1975 est l’année de naissance du Brompton : vélo pliant légendaire créé par Andrew Ritchie. Il fait ses premiers croquis chez lui, tout près de l’oratoire de Londres, sur la Brompton road. Le nom de ce vélo pliant est tout naturellement trouvé ! Le véritable début de la production est lancé en 1981 et une usine est créée à Londres, dans le quartier de Brentford. Des boutiques Brompton Junction ouvrent dans le monde entier et ce jusqu’au Japon. Brompton est devenue une marque emblématique et fédère une communauté de passionnés autour d’elle.
De son côté, Alex Eric Moulton, Anglais lui aussi et ingénieur de formation, qui avait d’ailleurs croisé la route d’Andrew Ritchie, travaille sur un vélo démontable ; en effet, le principe même du vélo Moulton est qu’il est séparable en deux. C’est aussi le premier vélo pliant au monde qui possède une suspension. Elle améliore considérablement le confort du cycliste. Le premier modèle, le spaceframe sort de l’usine en 1979 alors et le modèle plus abouti, l’AMB (Alex Moulton Bicycle) voit le jour quatre ans plus tard.
Quelques années plus tard, David Hon, physicien de métier, lance avec son frère ses premiers vélos pliants sous la marque Dahon. C’est un inventeur, qui travaille plusieurs années chez lui à un concept de vélo pliant. Le siège de la société Dahon est en Californie ; elle a déposé plus de 200 brevets autour du pliage du vélo.
Plus tard, suite à une scission familiale, c’est Joshua Hon, le fils de David, qui part de Dahon et qui crée de son côté à son tour la société Tern, qui a son siège social à Taipei (Taiwan). Un accord est trouvé en 2003 et Tern est présentée pour la première fois au salon Eurobike en 2011. Le nom de la marque signifie la « sterne », une espèce d’hirondelle… un nom qui en dit long pour celui qui est finalement parti voler de ses propres ailes !
A la fin des années 90, Markus Riese et Heiko Müller, deux jeunes ingénieurs, créent un vélo pliant en alu. Ils déposent le vélo lors d’un concours de l’innovation, et le bien-nommé « Birdy » gagne le prix spécial du jury. Sa particularité : ce vélo est complètement suspendu et ce sont précisément ces suspensions qui servent astucieusement de pivot de pliage.

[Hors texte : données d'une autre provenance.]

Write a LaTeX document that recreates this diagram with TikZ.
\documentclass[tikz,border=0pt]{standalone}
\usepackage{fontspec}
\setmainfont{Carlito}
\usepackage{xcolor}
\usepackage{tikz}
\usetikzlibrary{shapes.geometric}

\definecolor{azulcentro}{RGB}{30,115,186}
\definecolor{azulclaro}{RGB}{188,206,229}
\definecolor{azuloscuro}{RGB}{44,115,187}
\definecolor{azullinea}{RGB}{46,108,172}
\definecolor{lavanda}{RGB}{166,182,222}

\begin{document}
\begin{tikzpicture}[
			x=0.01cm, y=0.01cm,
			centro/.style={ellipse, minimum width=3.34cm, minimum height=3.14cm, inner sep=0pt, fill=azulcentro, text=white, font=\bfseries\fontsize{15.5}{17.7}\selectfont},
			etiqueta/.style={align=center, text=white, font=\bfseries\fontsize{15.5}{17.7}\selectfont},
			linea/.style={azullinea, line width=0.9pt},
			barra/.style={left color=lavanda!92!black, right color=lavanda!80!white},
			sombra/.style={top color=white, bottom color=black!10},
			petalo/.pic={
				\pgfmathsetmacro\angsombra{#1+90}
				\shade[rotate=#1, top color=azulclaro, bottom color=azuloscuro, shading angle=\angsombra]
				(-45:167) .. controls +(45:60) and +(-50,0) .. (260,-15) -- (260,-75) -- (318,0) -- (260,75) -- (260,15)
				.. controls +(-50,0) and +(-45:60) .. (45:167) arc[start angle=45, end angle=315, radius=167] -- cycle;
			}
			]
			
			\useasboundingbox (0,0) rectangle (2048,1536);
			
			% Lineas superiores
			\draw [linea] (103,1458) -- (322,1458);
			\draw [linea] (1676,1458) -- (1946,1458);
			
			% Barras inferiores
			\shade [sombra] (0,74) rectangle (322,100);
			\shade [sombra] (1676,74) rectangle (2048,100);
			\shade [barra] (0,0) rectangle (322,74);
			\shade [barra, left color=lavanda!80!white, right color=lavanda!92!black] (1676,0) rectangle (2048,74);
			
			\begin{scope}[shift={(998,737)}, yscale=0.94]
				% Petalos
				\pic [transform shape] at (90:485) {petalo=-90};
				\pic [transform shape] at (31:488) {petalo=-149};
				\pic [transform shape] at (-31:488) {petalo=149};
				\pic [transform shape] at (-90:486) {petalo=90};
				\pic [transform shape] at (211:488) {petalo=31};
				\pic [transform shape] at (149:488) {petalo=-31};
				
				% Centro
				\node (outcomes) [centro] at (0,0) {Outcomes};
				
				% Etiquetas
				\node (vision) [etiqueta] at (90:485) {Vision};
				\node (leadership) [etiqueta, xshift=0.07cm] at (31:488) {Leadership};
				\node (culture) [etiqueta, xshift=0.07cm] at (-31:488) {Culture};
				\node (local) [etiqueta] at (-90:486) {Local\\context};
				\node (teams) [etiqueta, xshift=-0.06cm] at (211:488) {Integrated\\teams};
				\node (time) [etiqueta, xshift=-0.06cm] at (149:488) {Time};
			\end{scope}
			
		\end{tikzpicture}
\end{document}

C’est aussi en 1991 que la marque de vélos pliants Bike Friday (une marque qui a son siège dans l’Oregon, aux USA) est née ; l’un des fondateurs de la marque, Hanz Scholz, part faire du trekking en Australie pour tester son premier prototype. C’est une réussite et la marque se développera quelques années plus tard, forte de cette expérience.
Le vélo pliant contemporain :
Le vélo pliant n’a pas beaucoup évolué depuis les années 80 : les brevets de pliage utilisés par les leaders du marché (Brompton, Dahon, Tern, etc.) sont toujours les mêmes. L’objectif pour les fabricants est d’améliorer encore les systèmes de pliage, la compacité, la performance de leurs vélos. De nouveaux brevets sont déposés chaque année. Cependant, l’aboutissement des recherches des fabricants ne permettra sans doute pas d’améliorer la compacité et le poids.

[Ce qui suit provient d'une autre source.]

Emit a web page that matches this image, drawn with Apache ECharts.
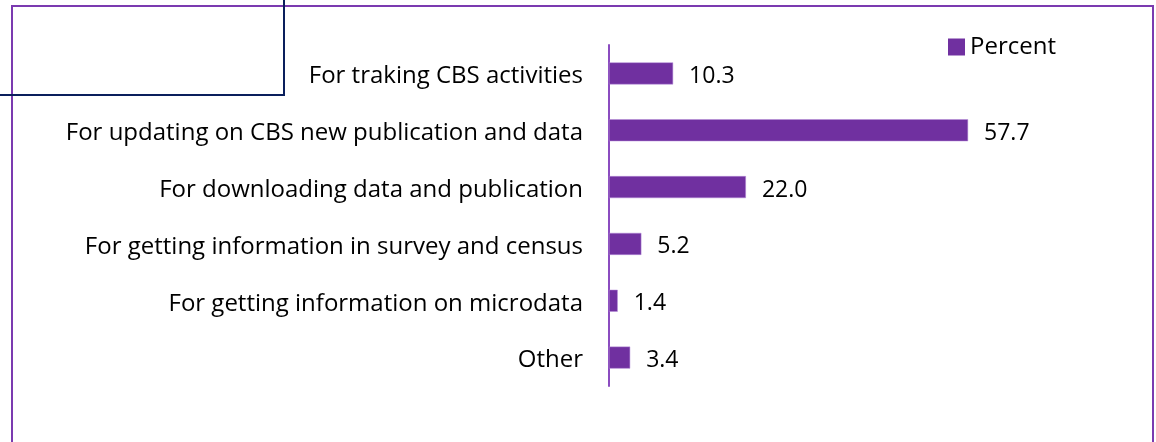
<!DOCTYPE html>
<html><head><meta charset="utf-8">
<script src="https://cdn.jsdelivr.net/npm/echarts@6/dist/echarts.min.js"></script>
<style>html,body{margin:0;padding:0;background:#fff}#c{width:1156px;height:442px}</style>
</head><body><div id="c"></div>
<script>
const categories = [
  "For traking CBS activities",
  "For updating on CBS new publication and data",
  "For downloading data and publication",
  "For getting information in survey and census",
  "For getting information on microdata",
  "Other"
];
const percentValues = [10.3, 57.7, 22.0, 5.2, 1.4, 3.4];
const seriesName = "Percent";

const chart = echarts.init(document.getElementById('c'), null, {renderer: 'canvas'});
const FONT = '"Open Sans", sans-serif';
chart.setOption({
  animation: false,
  backgroundColor: '#fff',
  grid: {left: 609, top: 45, width: 435.6, height: 341, containLabel: false},
  legend: {
    data: [seriesName], left: 943, top: 30, itemWidth: 17, itemHeight: 17, itemGap: 7,
    icon: 'rect',
    itemStyle: {borderWidth: 0},
    textStyle: {fontFamily: FONT, fontSize: 24, color: '#000'}
  },
  xAxis: {type: 'value', min: 0, max: 70, show: false},
  yAxis: {
    type: 'category', data: categories, inverse: true,
    axisLine: {show: true, lineStyle: {color: '#8B4CC0', width: 2}},
    axisTick: {show: false},
    axisLabel: {fontFamily: FONT, fontSize: 24, color: '#000', margin: 26,
      formatter: v => '{a|' + v + '}',
      rich: {a: {fontFamily: FONT, fontSize: 24, color: '#000', padding: [6, 0, 0, 0]}}}
  },
  series: [{
    name: seriesName, type: 'bar', data: percentValues, barWidth: 22,
    itemStyle: {color: '#7030A0', borderColor: '#B58BD8', borderWidth: 0.5},
    label: {show: true, position: 'right', distance: 16, offset: [0, 3], formatter: p => p.value.toFixed(1),
      fontFamily: FONT, fontSize: 23, color: '#000'}
  }],
  graphic: [
    {type: 'rect', shape: {x: 12, y: 6, width: 1141, height: 450}, style: {fill: 'none', stroke: '#7B3AB0', lineWidth: 2}, z: 100},
    {type: 'polyline', shape: {points: [[0, 95], [284, 95], [284, 0]]}, style: {fill: 'none', stroke: '#0A1F5C', lineWidth: 2}, z: 101}
  ]
});
</script></body></html>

L’autre enjeu pour les fabricants est d’apprendre à diversifier leur gamme (vélo pliant de ville, vélo pliant de randonnée, vélo pliant loisirs, etc.). D’ailleurs, il y a sans doute encore beaucoup à faire au niveau de la performance et surtout de l’assistance électrique.
En effet, Tern lance en 2017 son premier vélo pliant électrique équipé avec une motorisation Bosch, le Vektron et le vélo pliant Brompton électrique est annoncé pour bientôt… Une nouvelle ère est arrivée !

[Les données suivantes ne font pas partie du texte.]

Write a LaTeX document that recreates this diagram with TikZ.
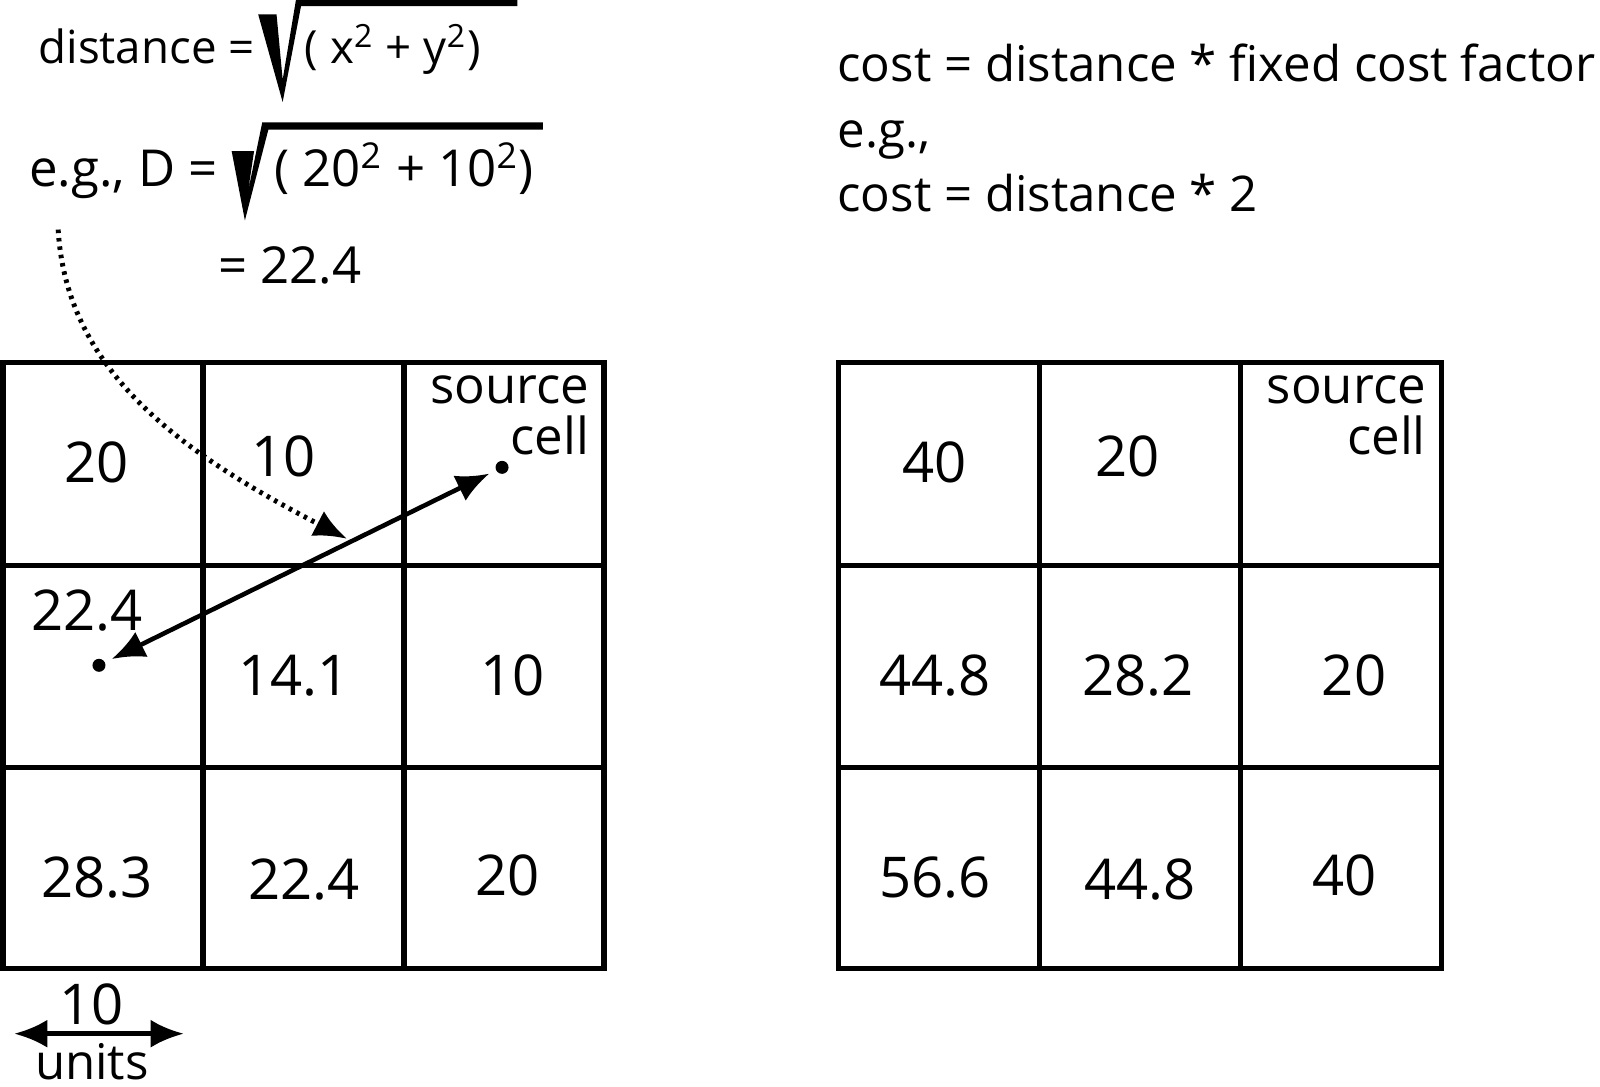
\documentclass[tikz,border=0pt]{standalone}
\usepackage{fontspec}
\setmainfont{Open Sans}
\usetikzlibrary{arrows.meta}
\begin{document}
\begin{tikzpicture}[x=0.010204cm,y=-0.010204cm,
  >={Latex[length=0.33cm,width=0.28cm]},
  gridline/.style={line width=1.5pt},
  lbl/.style={inner sep=0pt, font=\fontsize{14}{17}\selectfont},
  form/.style={inner sep=0pt, font=\fontsize{13}{16}\selectfont},
  big/.style={inner sep=0pt, font=\fontsize{14.5}{17}\selectfont},
  num/.style={inner sep=0pt, font=\fontsize{16}{19}\selectfont},
  src/.style={inner sep=0pt, align=right, font=\fontsize{14.5}{14.5}\selectfont},
  dotnode/.style={circle, fill, inner sep=0pt, minimum size=0.13cm},
  dotline/.style={line width=1.4pt, dash pattern=on 1pt off 1.4pt}]
\useasboundingbox (0,0) rectangle (1568,1065);

% formulas
\node[form, anchor=base west] (f1a) at (37,62) {distance =};
\fill (253,14) -- (271,14) -- (277,78) -- (290,0) -- (507,0) -- (507,6) -- (295,6) -- (277,100) -- cycle;
\node[form, anchor=base west] (f1b) at (298,62) {( x\textsuperscript{2} + y\textsuperscript{2})};

\node[big, anchor=base west] (f2a) at (28,183) {e.g., D =};
\fill (227,148) -- (249,148) -- (243,188) -- (257,120) -- (532,120) -- (532,127) -- (263,127) -- (240,216) -- cycle;
\node[big, anchor=base west] (f2b) at (268,183) {( 20\textsuperscript{2} + 10\textsuperscript{2})};
\node[big, anchor=base west] (f2c) at (213,278) {= 22.4};

\node[lbl, anchor=base west] (c1) at (820,80) {cost = distance * fixed cost factor};
\node[lbl, anchor=base west] (c2) at (820,145) {e.g.,};
\node[lbl, anchor=base west] (c3) at (820,207) {cost = distance * 2};

% left grid
\draw[gridline] (3,355) rectangle (592,949);
\draw[gridline] (199,355) -- (199,949) (396,355) -- (396,949)
  (3,554) -- (592,554) (3,752) -- (592,752);
\node[num] (l11) at (95,453) {20};
\node[num] (l12) at (278,447) {10};
\node[src, anchor=north east] (l13) at (578,368) {source\\cell};
\node[num] (l21) at (85,598) {22.4};
\node[num] (l22) at (288,662) {14.1};
\node[num] (l23) at (502,662) {10};
\node[num] (l31) at (95,860) {28.3};
\node[num] (l32) at (298,862) {22.4};
\node[num] (l33) at (497,858) {20};

% right grid
\draw[gridline] (822,355) rectangle (1413,949);
\draw[gridline] (1019,355) -- (1019,949) (1216,355) -- (1216,949)
  (822,554) -- (1413,554) (822,752) -- (1413,752);
\node[num] (r11) at (916,453) {40};
\node[num] (r12) at (1105,447) {20};
\node[src, anchor=north east] (r13) at (1398,368) {source\\cell};
\node[num] (r21) at (916,662) {44.8};
\node[num] (r22) at (1115,662) {28.2};
\node[num] (r23) at (1327,662) {20};
\node[num] (r31) at (916,860) {56.6};
\node[num] (r32) at (1117,862) {44.8};
\node[num] (r33) at (1318,858) {40};

% distance arrow
\node[dotnode] (srcpt) at (492,458) {};
\node[dotnode] (dstpt) at (97,652) {};
\draw[line width=1.3pt, <->, shorten <=2pt, shorten >=2pt] (dstpt) -- (srcpt);

% dotted pointer
\coordinate (dstart) at (57,225);
\coordinate (dend) at (340,528);
\draw[dotline, ->] (dstart) .. controls (65,360) and (170,440) .. (dend);

% scale bar
\coordinate (sbl) at (14,1013);
\coordinate (sbr) at (180,1013);
\draw[line width=1.3pt, <->] (sbl) -- (sbr);
\node[num] (s10) at (90,984) {10};
\node[num, font=\fontsize{14}{16}\selectfont, anchor=base] (sunits) at (90,1058) {units};
\end{tikzpicture}
\end{document}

Quel sera le vélo pliant du futur ?
Les bureaux de Recherche et Développement de nombreuses marques s’associent à des cabinets de designers afin de travailler ensemble à la création de nouveaux modèles. Le vélo pliant se prête particulièrement bien à cette volonté de « ré-inventer la roue » avec des conceptions innovantes au niveau des systèmes de pliage, notamment. Parmi les créations du futur, citons notamment :
- Le vélo pliant de l’Anglais Thomas Owen nommé le « One Bike ». Sa particularité : une fois plié, il ressemble à un objet quasiment complètement cylindrique.
- Le vélo pliant créé par le Tchèque Josef Cadek, dont l’ingénieuse géométrie permet de compacter les roues au centre du cadre.
Il n’en reste pas moins que chaque année, de nombreux fabricants présentent leurs innovations au Salon International du Cycle, Eurobike, mais que peu de ces inventions seront effectivement produites en série.